Monday, September 10, 2007
The Office and the eternal return
If I were teaching Nietzsche and looking for an example of the eternal return, I would show episodes of The Office (the American version--it is interesting how the British version does not really engage in this structure). What the characters strive for is a way of repeating that is genuine, that could withstand the test of eternity in the sense that a repetition would be so significant and final there would need to be no more repetition. In other words, they struggle to live according to the eternal return: they struggle to will something into reality such that it could only repeat itself if the universe recurred eternally--and especially Jim and Pam. But besides them, there is also Michael, who falls back into dating Jan. We recognize this as a bad event for Michael because it means falling back into a structure of repetition that does not will eternal recurrance. I had many more examples but, as I have to run soon, I can only list those two. But just think of the last moments of the season finale in season 3: Pam is busy saying that she would will a relationship into reality with Jim except that he and she always seem to time things wrong. It is with this reference to time that Jim walks in and she does will that into reality.

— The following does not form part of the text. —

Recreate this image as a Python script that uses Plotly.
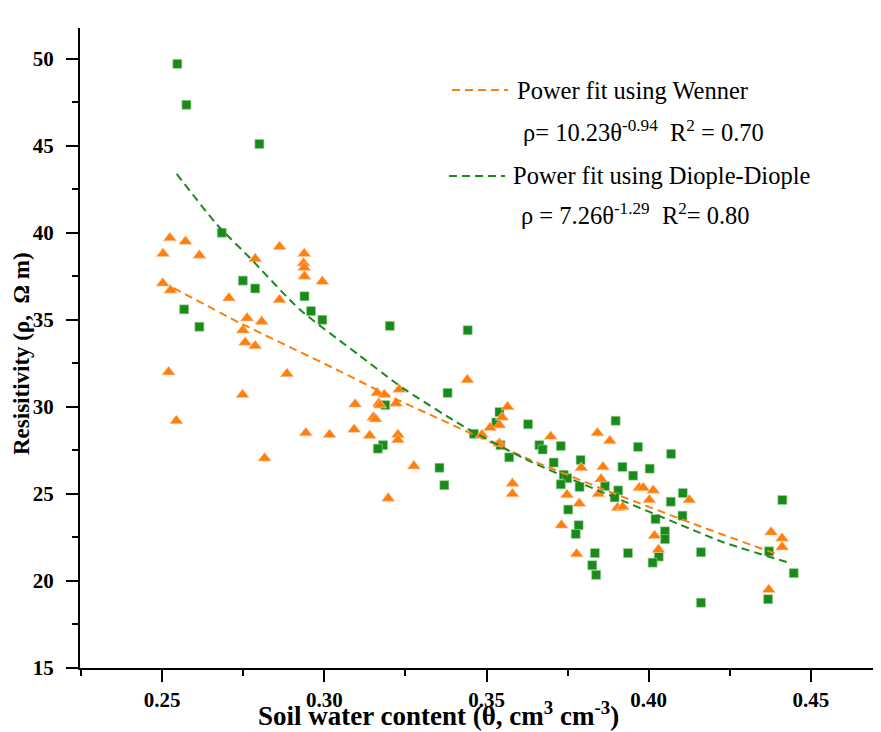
import plotly.graph_objects as go

# Wenner (orange triangles)
wenner_theta = [0.2524, 0.2572, 0.2503, 0.2615, 0.2862, 0.2787, 0.2938, 0.2936, 0.2938, 0.2939,
                0.2994, 0.2502, 0.2526, 0.2706, 0.2862, 0.2762, 0.2807, 0.2749, 0.2756, 0.2787,
                0.2520, 0.2748, 0.2544, 0.2885, 0.2943, 0.3016, 0.3092, 0.3095, 0.3140, 0.2816,
                0.3163, 0.3185, 0.3168, 0.3172, 0.3151, 0.3158, 0.3221, 0.3231, 0.3227, 0.3227,
                0.3197, 0.3276, 0.3441, 0.3565, 0.3548, 0.3540, 0.3511, 0.3486, 0.3540, 0.3580,
                0.3580, 0.3698, 0.3842, 0.3880, 0.3792, 0.3859, 0.3853, 0.3845, 0.3748, 0.3786,
                0.3971, 0.3983, 0.4014, 0.4002, 0.4125, 0.3904, 0.3920, 0.3731, 0.4018, 0.4030,
                0.3778, 0.4377, 0.4411, 0.4411, 0.4370]
wenner_rho = [39.7, 39.5, 38.8, 38.7, 39.2, 38.5, 38.8, 38.25, 38.0, 37.5,
              37.2, 37.1, 36.7, 36.25, 36.15, 35.1, 34.9, 34.4, 33.7, 33.5,
              32.0, 30.7, 29.2, 31.9, 28.5, 28.4, 28.7, 30.15, 28.35, 27.05,
              30.8, 30.7, 30.2, 30.1, 29.4, 29.3, 30.2, 31.0, 28.4, 28.1,
              24.75, 26.6, 31.55, 30.0, 29.4, 28.95, 28.8, 28.4, 27.9, 25.6,
              25.0, 28.3, 28.5, 28.05, 26.5, 26.55, 25.85, 25.0, 24.95, 24.45,
              25.35, 25.35, 25.2, 24.65, 24.65, 24.2, 24.25, 23.2, 22.6, 21.8,
              21.55, 22.8, 22.45, 21.95, 19.5]

# Dipole-Dipole (green squares)
dd_theta = [0.2547, 0.2575, 0.2800, 0.2684, 0.2749, 0.2787, 0.2568, 0.2615, 0.2939, 0.2959,
            0.2994, 0.3202, 0.3188, 0.3181, 0.3165, 0.3442, 0.3380, 0.3540, 0.3530, 0.3628,
            0.3461, 0.3543, 0.3570, 0.3355, 0.3370, 0.3898, 0.3663, 0.3673, 0.3729, 0.3967,
            0.4069, 0.3707, 0.3790, 0.3919, 0.3952, 0.4003, 0.3738, 0.3749, 0.3729, 0.3787,
            0.3865, 0.3906, 0.3895, 0.3752, 0.4105, 0.4068, 0.4021, 0.4104, 0.3784, 0.3775,
            0.4050, 0.4050, 0.4031, 0.4012, 0.3834, 0.3936, 0.3826, 0.3838, 0.4161, 0.4161,
            0.4412, 0.4371, 0.4447, 0.4368]
dd_rho = [49.7, 47.35, 45.1, 40.0, 37.25, 36.8, 35.6, 34.6, 36.35, 35.5,
          35.0, 34.65, 30.1, 27.8, 27.6, 34.4, 30.8, 29.7, 29.1, 29.0,
          28.45, 27.8, 27.1, 26.5, 25.5, 29.2, 27.8, 27.55, 27.75, 27.7,
          27.3, 26.8, 26.95, 26.55, 26.05, 26.45, 26.1, 25.9, 25.55, 25.4,
          25.45, 25.2, 24.8, 24.1, 25.05, 24.55, 23.55, 23.75, 23.2, 22.7,
          22.85, 22.4, 21.4, 21.05, 21.6, 21.6, 20.9, 20.35, 21.65, 18.75,
          24.65, 21.7, 20.45, 18.95]

# Power-fit curves
fit_w_theta = [0.2535, 0.2740, 0.3028, 0.3203, 0.3326, 0.3541, 0.3634, 0.3850, 0.4158, 0.4399]
fit_w_rho = [36.83, 34.82, 32.23, 30.60, 29.55, 27.73, 26.97, 25.34, 23.14, 21.51]
fit_d_theta = [0.2545, 0.2669, 0.2771, 0.2925, 0.3105, 0.3213, 0.3254, 0.3429, 0.3640, 0.3850, 0.4158, 0.4230, 0.4441]
fit_d_rho = [43.38, 40.47, 38.55, 35.58, 33.0, 31.47, 30.93, 28.88, 26.82, 25.15, 22.76, 22.22, 21.0]

x_ticks = [0.25, 0.30, 0.35, 0.40, 0.45]
y_ticks = [15, 20, 25, 30, 35, 40, 45, 50]

ORANGE = "#ff7f0e"
GREEN = "#1a8a1a"
FONT = "Liberation Serif, Times New Roman, serif"

fig = go.Figure()
fig.add_trace(go.Scatter(x=dd_theta, y=dd_rho, mode="markers",
                         marker=dict(symbol="square", size=9, color=GREEN,
                                     line=dict(width=0.8, color="rgba(150,210,150,0.8)")),
                         showlegend=False))
fig.add_trace(go.Scatter(x=wenner_theta, y=wenner_rho, mode="markers",
                         marker=dict(symbol="triangle-up", size=11.5, color=ORANGE,
                                     line=dict(width=0.8, color="rgba(255,200,150,0.8)")),
                         showlegend=False))
fig.add_trace(go.Scatter(x=fit_w_theta, y=fit_w_rho, mode="lines",
                         line=dict(color=ORANGE, width=2, dash="8px,5px", shape="spline", smoothing=0.6),
                         showlegend=False))
fig.add_trace(go.Scatter(x=fit_d_theta, y=fit_d_rho, mode="lines",
                         line=dict(color=GREEN, width=2, dash="8px,5px", shape="spline", smoothing=0.6),
                         showlegend=False))

# page body has an 8px margin: figure pixel = screen pixel - 8
OFF = 8
FW, FH = 881 - OFF, 732 - OFF
L, T, W, H = 80 - OFF, 28 - OFF, 801, 640


def px(x):
    return (x - OFF - L) / W


def py(y):
    return (T + H - (y - OFF)) / H


ann = []
ann.append(dict(x=px(515), y=py(90), text="Power fit using Wenner"))
ann.append(dict(x=px(521), y=py(131), text="ρ= 10.23θ<sup>-0.94</sup>\u00a0\u00a0R<sup>2</sup> = 0.70"))
ann.append(dict(x=px(511), y=py(176), text="Power fit using Diople-Diople"))
ann.append(dict(x=px(519), y=py(214), text="ρ = 7.26θ<sup>-1.29</sup>\u00a0\u00a0R<sup>2</sup>= 0.80"))
annotations = []
for a in ann:
    a.update(xref="paper", yref="paper", xanchor="left", yanchor="middle", showarrow=False,
             font=dict(family=FONT, size=24.5, color="black"))
    annotations.append(a)

annotations.append(dict(x=px(438), y=py(714), xref="paper", yref="paper", showarrow=False,
                        xanchor="center", yanchor="middle",
                        text="Soil water content (θ, cm<sup>3</sup> cm<sup>-3</sup>)",
                        font=dict(family=FONT, size=27, color="black", weight="bold")))
annotations.append(dict(x=px(21), y=py(354), xref="paper", yref="paper", showarrow=False,
                        xanchor="center", yanchor="middle", textangle=-90,
                        text="Resisitivity (ρ,\u00a0\u00a0Ω m)",
                        font=dict(family=FONT, size=23, color="black", weight="bold")))

shapes = [
    dict(type="line", xref="paper", yref="paper", x0=px(452), x1=px(508), y0=py(90), y1=py(90),
         line=dict(color=ORANGE, width=2, dash="8px,5px")),
    dict(type="line", xref="paper", yref="paper", x0=px(449), x1=px(505), y0=py(176), y1=py(176),
         line=dict(color=GREEN, width=2, dash="8px,5px")),
]

fig.update_layout(
    width=FW, height=FH,
    margin=dict(l=L, r=FW - L - W, t=T, b=FH - T - H, pad=0),
    paper_bgcolor="white", plot_bgcolor="white",
    annotations=annotations, shapes=shapes,
    font=dict(family=FONT, color="black"),
)
fig.update_xaxes(range=[0.2247, 0.4716], tickvals=x_ticks, ticktext=[f"{v:.2f}" for v in x_ticks],
                 showgrid=False, zeroline=False, showline=True, linecolor="black", linewidth=2,
                 ticks="outside", ticklen=12, tickwidth=2, tickcolor="black",
                 minor=dict(ticks="outside", ticklen=6, tickwidth=2, tickcolor="black", dtick=0.025, tick0=0.225),
                 tickfont=dict(family=FONT, size=21, color="black", weight="bold"))
fig.update_yaxes(range=[15, 51.76], tickvals=y_ticks, ticktext=[str(v) for v in y_ticks],
                 showgrid=False, zeroline=False, showline=True, linecolor="black", linewidth=2,
                 ticks="outside", ticklen=12, tickwidth=2, tickcolor="black",
                 minor=dict(ticks="outside", ticklen=6, tickwidth=2, tickcolor="black", dtick=2.5, tick0=0),
                 ticklabelstandoff=8,
                 tickfont=dict(family=FONT, size=21, color="black", weight="bold"))

fig.write_html("out.html")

The reference to time is so significant here in showing how deep this Nieztschian idea structures the show: towards the end of the episode, as various moments like Pam and Jim talking at the end of "Beach Day" (significantly cut out of that episode and placed in this last one) come before us and before Jim, as the show becomes more and more repetitive in its form, it mirrors the struggle of the characters to find a way of repeating that is willing repetition never, willing a type of repetition that only occurs under the condition that everything recurs eternally, at the end of time. In other words, as the show condenses and becomes more invested in memory, it is at that moment, and significantly with a reference to time, that Pam immediately siezes the moment as well as Jim and repeats in that authentic sense, throwing us into the future. I could explain this all better, but I hope its somewhat clear! Regardless, its an awesome show!